_What the exercise asks_
Pictures must not be retyped. Return exactly the lines from the one with "Write a component" through the one with "XAxis, YAxis, CartesianGrid", both included, and no others.

_Record list_
• • • • •

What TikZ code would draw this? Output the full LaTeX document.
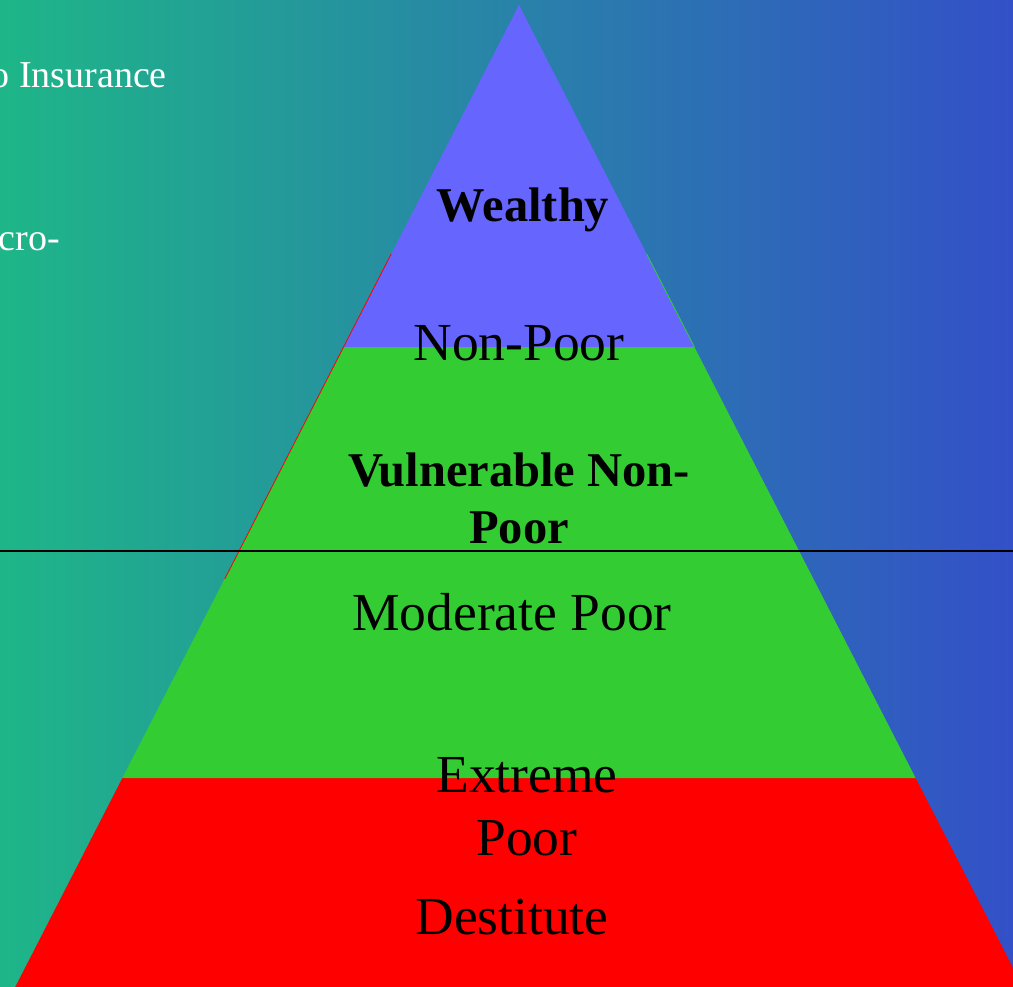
\documentclass[tikz,border=0pt]{standalone}
\usepackage{fontspec}
\setmainfont{Liberation Serif}
\definecolor{bgleft}{RGB}{30,182,136}
\definecolor{bgright}{RGB}{51,80,200}
\definecolor{tierblue}{RGB}{102,102,255}
\definecolor{tiergreen}{RGB}{51,204,51}
\definecolor{tierred}{RGB}{255,0,0}
\tikzset{
  tierlabel/.style={anchor=base, inner sep=0pt, font=\fontsize{53.5}{60}\selectfont, text=black, align=center},
  tierbold/.style={tierlabel, font=\fontsize{48.5}{57}\bfseries\selectfont},
  sidelabel/.style={anchor=base east, inner sep=0pt, font=\fontsize{38}{44}\selectfont, text=white},
}
\begin{document}
\begin{tikzpicture}[x=1pt,y=-1pt]
  \useasboundingbox (0,0) rectangle (1013,987);
  \clip (0,0) rectangle (1013,987);
  % background
  \shade[left color=bgleft, right color=bgright] (0,0) rectangle (1013,987);
  % pyramid corners
  \coordinate (apex) at (519,5);
  \coordinate (l1) at (343.6,347);
  \coordinate (r1) at (694.4,347);
  \coordinate (l2) at (122.4,778);
  \coordinate (r2) at (915.6,778);
  \coordinate (l3) at (15.2,987);
  \coordinate (r3) at (1022.8,987);
  % tiers
  \fill[tierred] (l2) -- (r2) -- (r3) -- (l3) -- cycle;
  \fill[tiergreen] (l1) -- (r1) -- (r2) -- (l2) -- cycle;
  \fill[tierblue] (apex) -- (r1) -- (l1) -- cycle;
  % fine edge lines of the lower layers
  \coordinate (le1) at (391.2,254);
  \coordinate (le2) at (224.7,579);
  \coordinate (re1) at (646.7,254);
  \draw[tierred, line width=0.8pt] (le1) -- (le2);
  \draw[tiergreen, line width=0.8pt] (re1) -- (r1);
  % poverty line
  \coordinate (pl) at (0,551);
  \coordinate (pr) at (1013,551);
  \draw[black, line width=2pt] (pl) -- (pr);
  % tier labels
  \node[tierbold] (wealthy) at (523,222) {Wealthy};
  \node[tierlabel] (nonpoor) at (519,360) {Non-Poor};
  \node[tierbold] (vuln) at (519,486) {Vulnerable Non-};
  \node[tierbold] (vulnpoor) at (519,543) {Poor};
  \node[tierlabel] (moderate) at (512,630) {Moderate Poor};
  \node[tierlabel] (extreme) at (527,792) {Extreme};
  \node[tierlabel] (extremepoor) at (527,855) {Poor};
  \node[tierlabel] (destitute) at (512,934) {Destitute};
  % side notes
  \node[sidelabel] (insurance) at (167,88) {o Insurance};
  \node[sidelabel] (micro) at (60,251) {cro-};
\end{tikzpicture}
\end{document}
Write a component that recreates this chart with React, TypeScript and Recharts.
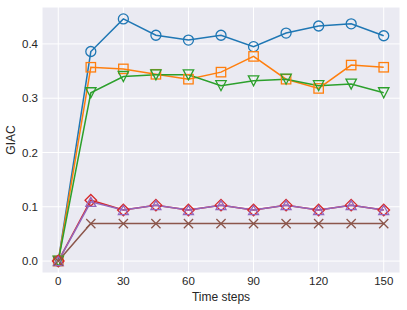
import { LineChart, Line, XAxis, YAxis, CartesianGrid } from 'recharts';

const steps = [0, 15, 30, 45, 60, 75, 90, 105, 120, 135, 150];
const blueVals = [0, 0.386, 0.446, 0.416, 0.407, 0.416, 0.395, 0.42, 0.433, 0.437, 0.415];
const orangeVals = [0, 0.357, 0.354, 0.344, 0.335, 0.348, 0.377, 0.335, 0.318, 0.361, 0.357];
const greenVals = [0, 0.31, 0.34, 0.343, 0.343, 0.323, 0.332, 0.335, 0.323, 0.326, 0.31];
const redVals = [0, 0.112, 0.094, 0.103, 0.094, 0.103, 0.094, 0.103, 0.094, 0.103, 0.094];
const purpleVals = [0, 0.109, 0.094, 0.103, 0.094, 0.103, 0.094, 0.103, 0.094, 0.103, 0.094];
const brownVals = [0, 0.069, 0.069, 0.069, 0.069, 0.069, 0.069, 0.069, 0.069, 0.069, 0.069];
const xTicks = [0, 30, 60, 90, 120, 150];
const yTicks = [0, 0.1, 0.2, 0.3, 0.4];

const data = steps.map((t, i) => ({
  t,
  blue: blueVals[i],
  orange: orangeVals[i],
  green: greenVals[i],
  red: redVals[i],
  purple: purpleVals[i],
  brown: brownVals[i],
}));

type Shape = 'circle' | 'square' | 'tridown' | 'diamond' | 'triup' | 'x';

const makeDot = (shape: Shape, color: string) => (props: any) => {
  const { cx, cy, index } = props;
  const k = `${shape}-${index}`;
  const common = { fill: 'none', stroke: color, strokeWidth: 1.3 };
  if (cx == null || cy == null) return <g key={k} />;
  switch (shape) {
    case 'circle':
      return <circle key={k} cx={cx} cy={cy} r={5} {...common} />;
    case 'square':
      return <rect key={k} x={cx - 4.7} y={cy - 4.7} width={9.4} height={9.4} {...common} />;
    case 'tridown':
      return (
        <polygon key={k} points={`${cx - 5.2},${cy - 5} ${cx + 5.2},${cy - 5} ${cx},${cy + 5}`} {...common} />
      );
    case 'triup':
      return (
        <polygon key={k} points={`${cx - 5},${cy + 4.5} ${cx + 5},${cy + 4.5} ${cx},${cy - 4.5}`} {...common} />
      );
    case 'diamond':
      return (
        <polygon
          key={k}
          points={`${cx},${cy - 5.8} ${cx + 5.8},${cy} ${cx},${cy + 5.8} ${cx - 5.8},${cy}`}
          {...common}
        />
      );
    default:
      return (
        <path
          key={k}
          d={`M${cx - 4.6},${cy - 4.6}L${cx + 4.6},${cy + 4.6}M${cx - 4.6},${cy + 4.6}L${cx + 4.6},${cy - 4.6}`}
          {...common}
        />
      );
  }
};

const series: { key: string; color: string; shape: Shape }[] = [
  { key: 'blue', color: '#1f77b4', shape: 'circle' },
  { key: 'orange', color: '#ff7f0e', shape: 'square' },
  { key: 'green', color: '#2ca02c', shape: 'tridown' },
  { key: 'red', color: '#d62728', shape: 'diamond' },
  { key: 'purple', color: '#9467bd', shape: 'triup' },
  { key: 'brown', color: '#8c564b', shape: 'x' },
];

const tickStyle = { fontSize: 11.5, fill: '#262626', fontFamily: 'Liberation Sans, Arial, sans-serif' };

export default function App() {
  return (
    <div style={{ position: 'absolute', left: 0, top: 0, width: 407, height: 310, background: '#fff' }}>
      <LineChart width={407} height={310} data={data} margin={{ top: 7, right: 7, bottom: 0, left: 0 }}>
        <CartesianGrid fill="#eaeaf2" stroke="#ffffff" strokeWidth={1} />
        <XAxis
          dataKey="t"
          type="number"
          domain={[-7.5, 157.5]}
          ticks={xTicks}
          allowDataOverflow
          axisLine={false}
          tickLine={false}
          tickSize={0}
          tickMargin={4}
          height={37}
          tick={tickStyle}
          label={{
            value: 'Time steps',
            position: 'insideBottom',
            offset: 9,
            style: { ...tickStyle, fontSize: 12 },
          }}
        />
        <YAxis
          type="number"
          domain={[-0.022, 0.468]}
          ticks={yTicks}
          allowDataOverflow
          axisLine={false}
          tickLine={false}
          tickSize={0}
          tickMargin={4}
          width={42}
          tick={tickStyle}
          tickFormatter={(v: number) => v.toFixed(1)}
          label={{
            value: 'GIAC',
            angle: -90,
            position: 'insideLeft',
            offset: 11,
            style: { ...tickStyle, fontSize: 12, textAnchor: 'middle' },
          }}
        />
        {series.map((s) => (
          <Line
            key={s.key}
            type="linear"
            dataKey={s.key}
            stroke={s.color}
            strokeWidth={1.5}
            dot={makeDot(s.shape, s.color)}
            activeDot={false}
            isAnimationActive={false}
          />
        ))}
      </LineChart>
    </div>
  );
}
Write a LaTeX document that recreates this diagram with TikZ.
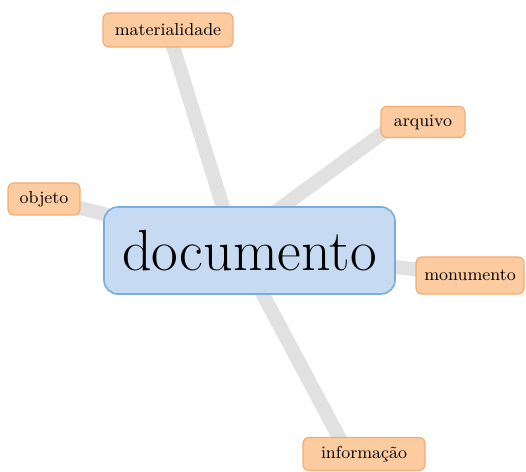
\documentclass[tikz,border=0pt]{standalone}
\usepackage{tikz}
\usetikzlibrary{positioning,backgrounds}

\definecolor{hubfill}{RGB}{198,219,241}
\definecolor{hubline}{RGB}{122,172,222}
\definecolor{leaffill}{RGB}{252,204,160}
\definecolor{leafline}{RGB}{242,172,112}
\definecolor{linkgray}{RGB}{225,225,225}

\begin{document}
\begin{tikzpicture}[x=0.5pt,y=-0.5pt,
  hub/.style={draw=hubline,fill=hubfill,line width=0.8pt,rounded corners=7pt,
    minimum width=145.5pt,minimum height=43.5pt,inner sep=0pt,
    font=\fontsize{29}{33}\selectfont},
  leaf/.style={draw=leafline,fill=leaffill,line width=0.6pt,rounded corners=3pt,
    inner sep=0pt,minimum height=16pt,font=\fontsize{8.7}{10}\selectfont},
  link/.style={draw=linkgray,line width=7pt}]
\useasboundingbox (0,0) rectangle (526,472);

% nodes
\node[hub] (doc) at (249.5,250.5) {documento};
\node[leaf,minimum width=65pt,minimum height=17pt] (mat) at (168,30) {materialidade};
\node[leaf,minimum width=42pt,minimum height=15.5pt] (arq) at (423,122) {arquivo};
\node[leaf,minimum width=36pt] (obj) at (44,199) {objeto};
\node[leaf,minimum width=54pt,minimum height=18.5pt] (mon) at (470,275.5) {monumento};
\node[leaf,minimum width=61pt,minimum height=16.5pt] (inf) at (364,454) {informação};

% links, behind the boxes
\begin{scope}[on background layer]
\draw[link] (mat.center) -- ([xshift=-6.5pt]doc.center);
\draw[link] ([xshift=-12.5pt]arq.center) -- ([xshift=-13.5pt]doc.center);
\draw[link] (obj.center) -- (doc.center);
\draw[link] (mon.center) -- (doc.center);
\draw[link] ([xshift=-8pt]inf.center) -- ([xshift=-5pt]doc.center);
\end{scope}
\end{tikzpicture}
\end{document}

• • • • •

_Reply to the exercise_
Write a component that recreates this chart with React, TypeScript and Recharts.
import { LineChart, Line, XAxis, YAxis, CartesianGrid } from 'recharts';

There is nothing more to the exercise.